§ **Stated problem**
Copy out all lines in the data below containing the string "matplotlib".

_ _ _ _

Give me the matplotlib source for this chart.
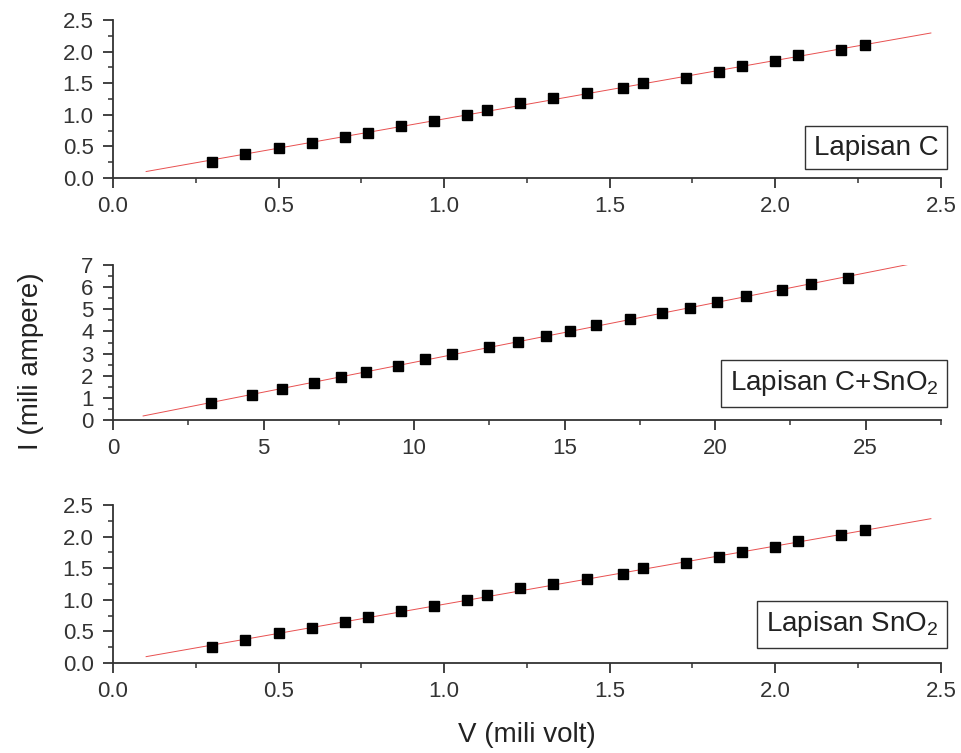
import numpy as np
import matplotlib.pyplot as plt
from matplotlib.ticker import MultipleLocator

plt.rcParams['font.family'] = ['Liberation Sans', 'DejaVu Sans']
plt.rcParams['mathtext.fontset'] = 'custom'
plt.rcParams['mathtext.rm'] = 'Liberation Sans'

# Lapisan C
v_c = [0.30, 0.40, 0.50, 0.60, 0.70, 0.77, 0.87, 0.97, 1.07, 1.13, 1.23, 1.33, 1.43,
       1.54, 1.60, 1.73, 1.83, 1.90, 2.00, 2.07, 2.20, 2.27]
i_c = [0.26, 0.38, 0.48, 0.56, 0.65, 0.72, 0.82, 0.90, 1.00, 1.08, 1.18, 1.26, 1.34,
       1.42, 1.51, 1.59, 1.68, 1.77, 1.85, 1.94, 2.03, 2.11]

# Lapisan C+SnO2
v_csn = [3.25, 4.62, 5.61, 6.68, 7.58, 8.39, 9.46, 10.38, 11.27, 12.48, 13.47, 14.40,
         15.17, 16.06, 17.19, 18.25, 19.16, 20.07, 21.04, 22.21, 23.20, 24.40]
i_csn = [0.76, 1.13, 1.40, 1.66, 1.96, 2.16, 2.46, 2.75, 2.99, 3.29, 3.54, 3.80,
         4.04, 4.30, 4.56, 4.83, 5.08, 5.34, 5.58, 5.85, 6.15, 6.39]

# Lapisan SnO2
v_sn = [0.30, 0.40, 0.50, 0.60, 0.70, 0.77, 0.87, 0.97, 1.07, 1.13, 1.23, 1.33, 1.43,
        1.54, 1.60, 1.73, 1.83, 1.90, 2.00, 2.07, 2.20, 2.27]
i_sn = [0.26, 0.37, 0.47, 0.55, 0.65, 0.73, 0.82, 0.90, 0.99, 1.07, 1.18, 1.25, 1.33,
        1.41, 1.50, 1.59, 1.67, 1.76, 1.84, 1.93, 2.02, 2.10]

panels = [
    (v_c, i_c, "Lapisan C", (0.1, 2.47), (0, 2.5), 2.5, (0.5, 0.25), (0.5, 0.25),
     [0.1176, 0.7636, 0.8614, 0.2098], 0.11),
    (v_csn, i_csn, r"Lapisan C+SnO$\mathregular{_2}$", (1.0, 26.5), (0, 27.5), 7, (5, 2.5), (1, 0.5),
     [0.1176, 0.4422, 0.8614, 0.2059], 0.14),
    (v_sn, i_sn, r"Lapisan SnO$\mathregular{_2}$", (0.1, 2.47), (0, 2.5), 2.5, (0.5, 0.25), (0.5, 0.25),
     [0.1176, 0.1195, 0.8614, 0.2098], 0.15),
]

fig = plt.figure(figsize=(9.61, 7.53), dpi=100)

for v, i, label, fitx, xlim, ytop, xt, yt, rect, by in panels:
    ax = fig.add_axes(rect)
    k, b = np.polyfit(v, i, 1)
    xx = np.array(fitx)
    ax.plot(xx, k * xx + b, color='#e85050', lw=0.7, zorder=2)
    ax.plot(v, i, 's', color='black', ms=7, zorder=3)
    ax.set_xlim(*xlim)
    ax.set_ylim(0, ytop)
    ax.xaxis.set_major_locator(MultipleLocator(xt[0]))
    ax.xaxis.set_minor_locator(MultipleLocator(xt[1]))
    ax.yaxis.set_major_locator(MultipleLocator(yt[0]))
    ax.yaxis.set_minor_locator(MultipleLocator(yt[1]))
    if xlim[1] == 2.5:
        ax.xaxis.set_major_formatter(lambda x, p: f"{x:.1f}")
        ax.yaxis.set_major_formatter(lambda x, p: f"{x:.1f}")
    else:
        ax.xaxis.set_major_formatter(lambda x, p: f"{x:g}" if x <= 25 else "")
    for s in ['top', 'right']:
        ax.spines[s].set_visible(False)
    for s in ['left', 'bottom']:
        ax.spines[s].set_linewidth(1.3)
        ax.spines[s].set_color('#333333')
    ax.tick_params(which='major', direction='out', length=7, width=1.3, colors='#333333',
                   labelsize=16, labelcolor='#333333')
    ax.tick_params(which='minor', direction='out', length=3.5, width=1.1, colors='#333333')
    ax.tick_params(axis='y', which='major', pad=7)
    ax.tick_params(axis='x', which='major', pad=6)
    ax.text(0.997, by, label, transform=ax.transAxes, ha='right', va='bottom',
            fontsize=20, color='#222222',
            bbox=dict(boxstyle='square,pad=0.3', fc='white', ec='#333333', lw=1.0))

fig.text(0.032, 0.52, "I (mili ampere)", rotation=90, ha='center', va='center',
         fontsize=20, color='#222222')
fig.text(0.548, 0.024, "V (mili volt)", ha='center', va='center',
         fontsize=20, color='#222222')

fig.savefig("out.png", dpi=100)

_ _ _ _

§ **Answer to the exercise**
Give me the matplotlib source for this chart.
import matplotlib.pyplot as plt
from matplotlib.ticker import MultipleLocator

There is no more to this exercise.